Trippy File: The India TripReviews
In the very early 1970s, Concordia University professor Albert Jordan packed his wife and kids and left on sabbatical to India. A French teacher, and a francophile, he’d developed a yearning for Pondicherry, a seaside town on the Bay of Bengal also known as “The French Riviera of the East”, a bitter-sweet epithet acquired through 250 years of French colonial rule. He spent a year there, and pulled a neat, surprising documentary out of it.
Appropriately titled The India Trip, the film uses the good old sandwich approach to present the wealth of material our French-enthusiast gathered during his stay on the subcontinent.
This sandwich’s first slice of bread is a quaint little city tour. From Ville Noire (where Tamils live), to the “more genteel” Ville Blanche (where prof Jordan and his family settle), we are led through Pondicherry’s bustling streets and markets. Highlight: The mobile film ad. Picture 2 panels plastered in posters heralding The Chastity Belt (with Tony Curtis and Monica Vitti), hauled by 2 oxen and accompanied by live percussion, courtesy of the drummers drumming with abandon between the panels.
The other slice of bread, at the other end of the 50 minutes, contains more Pondicherry excitement. This time there’s a crowd awaiting the erection of a massive, scary-faced Shiva effigy, which is then paraded through town by the power of dozens of devotees strenuously pulling it around with ropes, as well as the funeral procession and subsequent burial of a deceased child (quizzically adorned with large black sunglasses). Highlight: The ancient sect (“ancient sex, one might even say,” the narrator adds in a rare flight of cheeky) of transvestite temple attendants we see dancing and fake-blushing.
The meat, between these 2 slices of ethnographic context, is juicy with all you know (or the stereotypes you’ve heard) about Westerners kicking it in India in the 1970s: it’s all ashram and guru and downward dog on the beach. “I had come to Pondicherry to find remnants of colonialism,” the narrator says, “only to find a more… peaceful invasion.”
Pondicherry, as it turns out, is a hotbed of all things “Ommmm.” First there’s the Sri Aurobindo Ashram, a religious community and retreat founded by Indian nationalist, freedom fighter, philosopher, yogi, guru, and poet Sri Aurobindo. There, we catch a glimpse of Mira Alfassa, indiscriminately known as The Mother, a 94-year-old French-born woman (and vastly enigmatic figure) who oversaw the ashram until her (physical?) death in 1973. The Mother, filmed on her annual balcony apparition, is seen by many as an incarnation of the divine.

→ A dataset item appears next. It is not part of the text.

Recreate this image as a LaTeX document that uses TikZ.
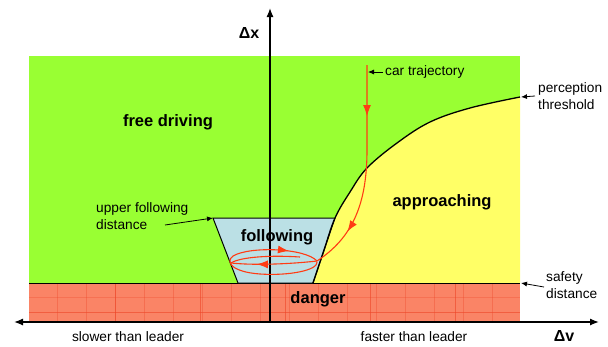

Next door to Pondicherry is Auroville, an utopian city built on Sri Aurobindo’s principles, and, incidentally, Mother’s favourite project. To me (and I do know a few things about hippies), Auroville looked like your standard hippie commune (long beards, lots of kids, no pay), but with way more spirituality, nicer weather, and better architects. The whole enterprise seemed right about ready to tank and fail (cue the Dutch couple who hated it and couldn’t get back to “cool, clean, quiet, predictable Holland” fast enough), but a cursory look upon the Internet revealed that Mother’s pet project isn’t only alive and well – it even has a website.
In Auroville we meet Janet, from Newfoundland, who’s a huge water conservation geek and the first Canadian woman to settle in the community; the aforementioned Dutch couple who couldn’t hack the “village noises and the children screaming”; and a man in a pink shirt and pink skin who speaks amazingly slowly and channels his love of all things Hellenic by way of massive statues he erects on a lush little island given him by Mother. (Hello there, Freud.)
But the Highlight of highlights goes to Austin Delaney, the “extroverted yogi” from Vancouver. With the most curious accent around (people love to talk about the Canadian “eh” but Delaney’s short “hah” at the end of almost everything is in a class of its own), and a beard like Poseidon (except blond), he discusses everything from tree houses, mapping the subconscious of children by way of small sandboxes filled with toys (bones, dentures and skulls all qualify as toys), the spiritual nature of Expo 67 and the need to “shout hurrah.” Even if just for this guy, give The India Trip a watch. It’s trippy.